>>>

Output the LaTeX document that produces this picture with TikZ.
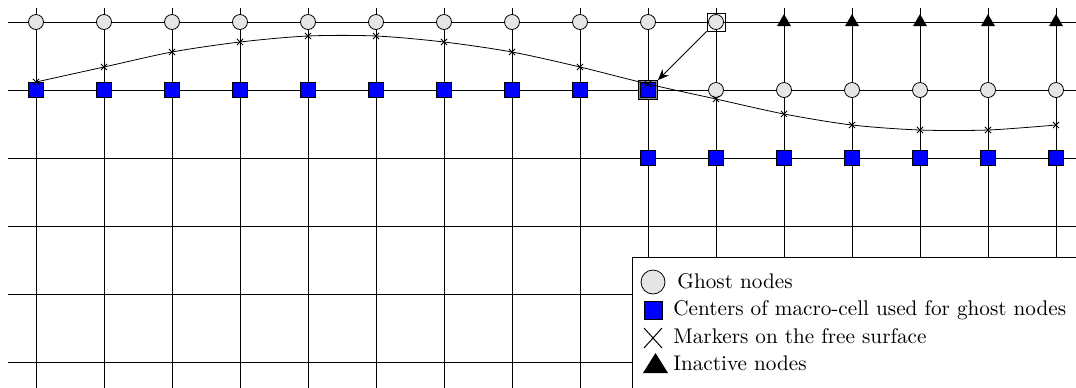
\documentclass[tikz,border=0pt]{standalone}
\usetikzlibrary{arrows.meta,shapes.geometric,plotmarks}
\begin{document}
\begin{tikzpicture}[x=0.5pt,y=-0.5pt,
  gridline/.style={black,line width=0.4pt},
  ghost/.style={circle,draw,fill=black!10,minimum size=7.5pt,inner sep=0pt},
  macro/.style={rectangle,draw,fill=blue,minimum size=7.5pt,inner sep=0pt},
  inactive/.style={regular polygon,regular polygon sides=3,fill=black,minimum size=8pt,inner sep=0pt},
  pickbox/.style={rectangle,draw,minimum size=9pt,inner sep=0pt},
  usedbox/.style={rectangle,draw,fill=black!45,minimum size=9.5pt,inner sep=0pt},
  legtext/.style={anchor=base west,inner sep=0pt,font=\fontsize{10.6}{13}\selectfont}]
\useasboundingbox (0,0) rectangle (1076,387);

% mesh
\foreach \i in {0,...,15}
  \draw[gridline] (36+68*\i,8) -- (36+68*\i,390);
\foreach \j in {0,...,5}
  \draw[gridline] (8,22+68*\j) -- (1080,22+68*\j);

% top row: ghost nodes, then inactive nodes
\foreach \i in {0,...,9}
  \node[ghost] (g0-\i) at (36+68*\i,22) {};
\node[pickbox] (pick) at (716,22) {};
\node[ghost] (g0-10) at (716,22) {};
\foreach \i in {11,...,15}
  \node[inactive] (t-\i) at (36+68*\i,22) {};

% second row: macro-cell centres, then ghost nodes
\foreach \i in {0,...,8}
  \node[macro] (m1-\i) at (36+68*\i,90) {};
\node[usedbox] (used) at (648,90) {};
\node[macro] (m1-9) at (648,90) {};
\foreach \i in {10,...,15}
  \node[ghost] (g1-\i) at (36+68*\i,90) {};

% third row: macro-cell centres
\foreach \i in {9,...,15}
  \node[macro] (m2-\i) at (36+68*\i,158) {};

% free surface with its markers
\draw[line width=0.4pt] plot[smooth,mark=x,mark size=2.2pt,mark options={line width=0.4pt}]
  coordinates {(36,82) (104,67) (172,52) (240,42) (308,36) (376,36) (444,42)
               (512,52) (580,67) (648,84) (716,99) (784,114) (852,125)
               (920,130) (988,130) (1056,125)};

% interpolation link
\draw[-{Stealth[length=5.5pt,width=4.5pt]},line width=0.4pt] (pick.south west) -- (used.north east);

% legend
\node[rectangle,draw,fill=white,anchor=north west,minimum width=230pt,minimum height=70pt,inner sep=0pt] (legend) at (632,257) {};
\node[circle,draw,fill=black!10,minimum size=12pt,inner sep=0pt] (lg1) at (653,282) {};
\node[legtext] (lt1) at (677,288) {Ghost nodes};
\node[rectangle,draw,fill=blue,minimum size=9pt,inner sep=0pt] (lg2) at (653,310) {};
\node[legtext] (lt2) at (673,315) {Centers of macro-cell used for ghost nodes};
\draw[line width=0.5pt] (644,328) -- (662,348) (644,348) -- (662,328);
\node[legtext] (lt3) at (673,343) {Markers on the free surface};
\fill (643,373) -- (668,373) -- (655.5,353) -- cycle;
\node[legtext] (lt4) at (673,370) {Inactive nodes};
\end{tikzpicture}
\end{document}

<<<

▸ **Task to carry out**
Go through the data above and transcribe it in full, omitting any image.

▸ **Task output**
Output the LaTeX document that produces this picture with TikZ.
\documentclass[tikz,border=0pt]{standalone}
\usetikzlibrary{arrows.meta,shapes.geometric,plotmarks}
\begin{document}
\begin{tikzpicture}[x=0.5pt,y=-0.5pt,
  gridline/.style={black,line width=0.4pt},
  ghost/.style={circle,draw,fill=black!10,minimum size=7.5pt,inner sep=0pt},
  macro/.style={rectangle,draw,fill=blue,minimum size=7.5pt,inner sep=0pt},
  inactive/.style={regular polygon,regular polygon sides=3,fill=black,minimum size=8pt,inner sep=0pt},
  pickbox/.style={rectangle,draw,minimum size=9pt,inner sep=0pt},
  usedbox/.style={rectangle,draw,fill=black!45,minimum size=9.5pt,inner sep=0pt},
  legtext/.style={anchor=base west,inner sep=0pt,font=\fontsize{10.6}{13}\selectfont}]
\useasboundingbox (0,0) rectangle (1076,387);

% mesh
\foreach \i in {0,...,15}
  \draw[gridline] (36+68*\i,8) -- (36+68*\i,390);
\foreach \j in {0,...,5}
  \draw[gridline] (8,22+68*\j) -- (1080,22+68*\j);

% top row: ghost nodes, then inactive nodes
\foreach \i in {0,...,9}
  \node[ghost] (g0-\i) at (36+68*\i,22) {};
\node[pickbox] (pick) at (716,22) {};
\node[ghost] (g0-10) at (716,22) {};
\foreach \i in {11,...,15}
  \node[inactive] (t-\i) at (36+68*\i,22) {};

% second row: macro-cell centres, then ghost nodes
\foreach \i in {0,...,8}
  \node[macro] (m1-\i) at (36+68*\i,90) {};
\node[usedbox] (used) at (648,90) {};
\node[macro] (m1-9) at (648,90) {};
\foreach \i in {10,...,15}
  \node[ghost] (g1-\i) at (36+68*\i,90) {};

% third row: macro-cell centres
\foreach \i in {9,...,15}
  \node[macro] (m2-\i) at (36+68*\i,158) {};

% free surface with its markers
\draw[line width=0.4pt] plot[smooth,mark=x,mark size=2.2pt,mark options={line width=0.4pt}]
  coordinates {(36,82) (104,67) (172,52) (240,42) (308,36) (376,36) (444,42)
               (512,52) (580,67) (648,84) (716,99) (784,114) (852,125)
               (920,130) (988,130) (1056,125)};

% interpolation link
\draw[-{Stealth[length=5.5pt,width=4.5pt]},line width=0.4pt] (pick.south west) -- (used.north east);

% legend
\node[rectangle,draw,fill=white,anchor=north west,minimum width=230pt,minimum height=70pt,inner sep=0pt] (legend) at (632,257) {};
\node[circle,draw,fill=black!10,minimum size=12pt,inner sep=0pt] (lg1) at (653,282) {};
\node[legtext] (lt1) at (677,288) {Ghost nodes};
\node[rectangle,draw,fill=blue,minimum size=9pt,inner sep=0pt] (lg2) at (653,310) {};
\node[legtext] (lt2) at (673,315) {Centers of macro-cell used for ghost nodes};
\draw[line width=0.5pt] (644,328) -- (662,348) (644,348) -- (662,328);
\node[legtext] (lt3) at (673,343) {Markers on the free surface};
\fill (643,373) -- (668,373) -- (655.5,353) -- cycle;
\node[legtext] (lt4) at (673,370) {Inactive nodes};
\end{tikzpicture}
\end{document}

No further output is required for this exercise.